Can really help optimise your queries for better performance. As a database grows you should rerun the explain plans for queries used in your applications.

Have a read through the mysql manual.

Posted: Thu Mar 08, 2007 9:55 am
by volka
mikeq wrote:I cant remember of the top of my head, but its something like if the optimiser sees that more than 33% of the records will contain a certain value it will just switch to a full table scan.
I'd really like to see the source of that ;) Anyway, in this case it was obviously the right thing to do.

Posted: Thu Mar 08, 2007 11:44 am
by mikeq
volka wrote:
mikeq wrote:I cant remember of the top of my head, but its something like if the optimiser sees that more than 33% of the records will contain a certain value it will just switch to a full table scan.
I'd really like to see the source of that ;) Anyway, in this case it was obviously the right thing to do.
If you go onto the mysql site and download their "webinars", there are a couple on optimising, it was in one of them. Straight from the mysql(horses) mouth.

Although initially it may appear that adding an index is the correct thing to do, as I mentioned explain plans should be run regularly, as this situation may change as the tables grow.

If he currently has a table that has small amounts of data then indexing may help, but a year down the when he has 20,000 records with an 'n' flag that represents the majortiy of the data then the index will be of little benefit when searching for an 'n' flag.

But then the explain plan will tell you when it is using the index and when it is using a full table scan.

From here http://dev.mysql.com/doc/refman/4.1/en/ ... dexes.html

"Sometimes MySQL does not use an index, even if one is available. One circumstance under which this occurs is when the optimizer estimates that using the index would require MySQL to access a very large percentage of the rows in the table. (In this case, a table scan is likely to be much faster because it requires fewer seeks.) However, if such a query uses LIMIT to retrieve only some of the rows, MySQL uses an index anyway, because it can much more quickly find the few rows to return in the result."
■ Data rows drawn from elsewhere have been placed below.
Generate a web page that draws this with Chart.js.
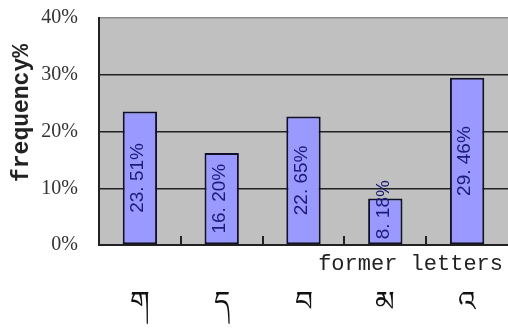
<!DOCTYPE html>
<html>
<head>
<meta charset="utf-8">
<script src="https://cdn.jsdelivr.net/npm/chart.js@4/dist/chart.umd.min.js"></script>
<style>
    body { margin: 0; background: #fff; }
    canvas { display: block; }
</style>
</head>
<body>
<canvas id="freqChart" width="508" height="329"></canvas>
<script>
// data
const letters = ['ག', 'ད', 'བ', 'མ', 'འ'];
const freq = [23.51, 16.20, 22.65, 8.18, 29.46];
const yTicks = [0, 10, 20, 30, 40];
const yTitle = 'frequency%';
const xTitle = 'former letters';

// gray plot background + extra texts
const decorPlugin = {
    id: 'decor',
    beforeDraw(chart) {
        const { ctx, chartArea: a } = chart;
        ctx.save();
        ctx.fillStyle = '#c0c0c0';
        ctx.fillRect(a.left, a.top, a.right - a.left, a.bottom - a.top);
        ctx.restore();
    },
    afterDatasetsDraw(chart) {
        const { ctx, chartArea: a } = chart;
        const xs = chart.scales.x;

        // small tick marks between categories, pointing up
        ctx.save();
        ctx.strokeStyle = '#222';
        ctx.lineWidth = 2;
        for (let i = 0; i < letters.length - 1; i++) {
            const x = Math.round((xs.getPixelForTick(i) + xs.getPixelForTick(i + 1)) / 2);
            ctx.beginPath();
            ctx.moveTo(x, a.bottom);
            ctx.lineTo(x, a.bottom - 9);
            ctx.stroke();
        }

        // value labels, rotated inside bars
        const meta = chart.getDatasetMeta(0);
        ctx.font = '19px "Liberation Sans"';
        ctx.fillStyle = '#1c1c78';
        ctx.textAlign = 'center';
        ctx.textBaseline = 'middle';
        meta.data.forEach((bar, i) => {
            const txt = freq[i].toFixed(2).replace('.', '. ') + '%';
            const w = ctx.measureText(txt).width;
            const cy = Math.min((bar.y + bar.base) / 2, bar.base - 5 - w / 2);
            ctx.save();
            ctx.translate(bar.x - 2, cy);
            ctx.rotate(-Math.PI / 2);
            ctx.fillText(txt, 0, 0);
            ctx.restore();
        });

        // axis titles
        ctx.fillStyle = '#222';
        ctx.font = '22px "Liberation Mono"';
        ctx.textAlign = 'right';
        ctx.textBaseline = 'alphabetic';
        ctx.fillText(xTitle, 503, 270);

        ctx.font = 'bold 23px "Liberation Mono"';
        ctx.textAlign = 'center';
        ctx.textBaseline = 'middle';
        ctx.translate(22, 113);
        ctx.rotate(-Math.PI / 2);
        ctx.fillText(yTitle, 0, 0);
        ctx.restore();
    }
};

new Chart(document.getElementById('freqChart'), {
    type: 'bar',
    data: {
        labels: letters,
        datasets: [{
            data: freq,
            backgroundColor: '#9999ff',
            borderColor: '#10102a',
            borderWidth: 2,
            borderSkipped: false,
            barPercentage: 0.42,
            categoryPercentage: 1
        }]
    },
    options: {
        responsive: false,
        animation: false,
        layout: { padding: { top: 18, right: 0, left: 0, bottom: 0 } },
        plugins: {
            legend: { display: false },
            tooltip: { enabled: false }
        },
        scales: {
            x: {
                offset: true,
                grid: { display: false, drawTicks: false },
                border: { display: true, color: '#222', width: 2 },
                ticks: {
                    color: '#111',
                    font: { size: 28, family: 'serif' },
                    padding: 42,
                    maxRotation: 0
                },
                afterFit(scale) {
                    scale.height = 84;
                    scale.paddingLeft = 0;
                    scale.paddingRight = 0;
                }
            },
            y: {
                min: 0,
                max: 40,
                afterBuildTicks(scale) {
                    scale.ticks = yTicks.map(v => ({ value: v }));
                },
                grid: {
                    drawTicks: false,
                    color: ctx => (ctx.tick && ctx.tick.value === 40 ? '#8a8a8a' : '#222'),
                    lineWidth: 1.5
                },
                border: { display: true, color: '#222', width: 2 },
                ticks: {
                    color: '#333',
                    font: { size: 20, family: '"Liberation Serif"' },
                    padding: 21,
                    callback: v => v + '%'
                },
                afterFit(scale) {
                    scale.width = 99;
                    scale.paddingTop = 0;
                    scale.paddingBottom = 0;
                }
            }
        }
    },
    plugins: [decorPlugin]
});
</script>
</body>
</html>
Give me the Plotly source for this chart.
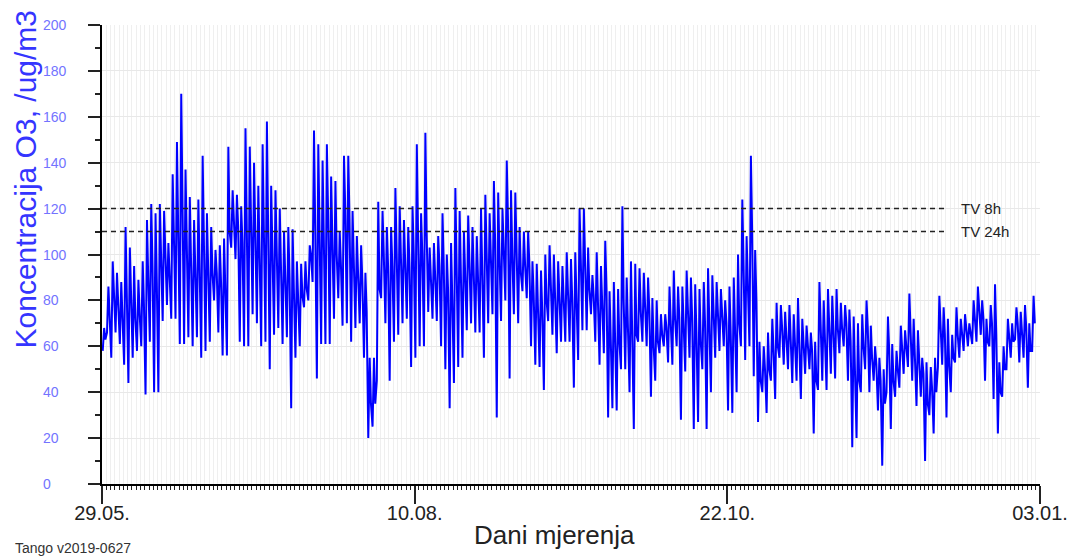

It doesnt mention the percentage, but if you download the webinar it does.

Posted: Thu Mar 08, 2007 12:36 pm
by mikeq
here is another decent article http://www.quepublishing.com/articles/a ... 77652&rl=1

a quote from there
Consider column cardinality. The cardinality of a column is the number of distinct values that it contains. For example, a column that contains the values 1, 3, 7, 4, 7, and 3 has a cardinality of four. Indexes work best for columns that have a high cardinality relative to the number of rows in the table (that is, columns that have many unique values and few duplicates). If a column contains many different age values, an index will differentiate rows readily. An index will not help for a column that is used to record sex and contains only the two values 'M' and 'F'. If the values occur about equally, you'll get about half of the rows whichever value you search for. Under these circumstances, the index might never be used at all, because the query optimizer generally skips an index in favor of a full table scan if it determines that a value occurs in a large percentage of a table's rows. The conventional wisdom for this percentage used to be "30%." Nowadays the optimizer is more complex and takes other factors into account, so the percentage is not the sole determinant of when MySQL prefers a scan over using an index.

Posted: Thu Mar 08, 2007 1:22 pm
by mikeq
and a variation on volkas query

Code: Select all

SELECT
  t1.*
FROM 
  `tbl_images` AS t1
WHERE
  t1.productid NOT IN
  (SELECT t2.productid
   FROM tbl_images AS t2
   WHERE t2.primaryflag = 'y')

Posted: Thu Mar 08, 2007 2:39 pm
by volka
Ok, thanks to the optimizer my suggested index on PrimaryFlag doesn't hurt but is useless and superfluous. Still keep the index on ProductID.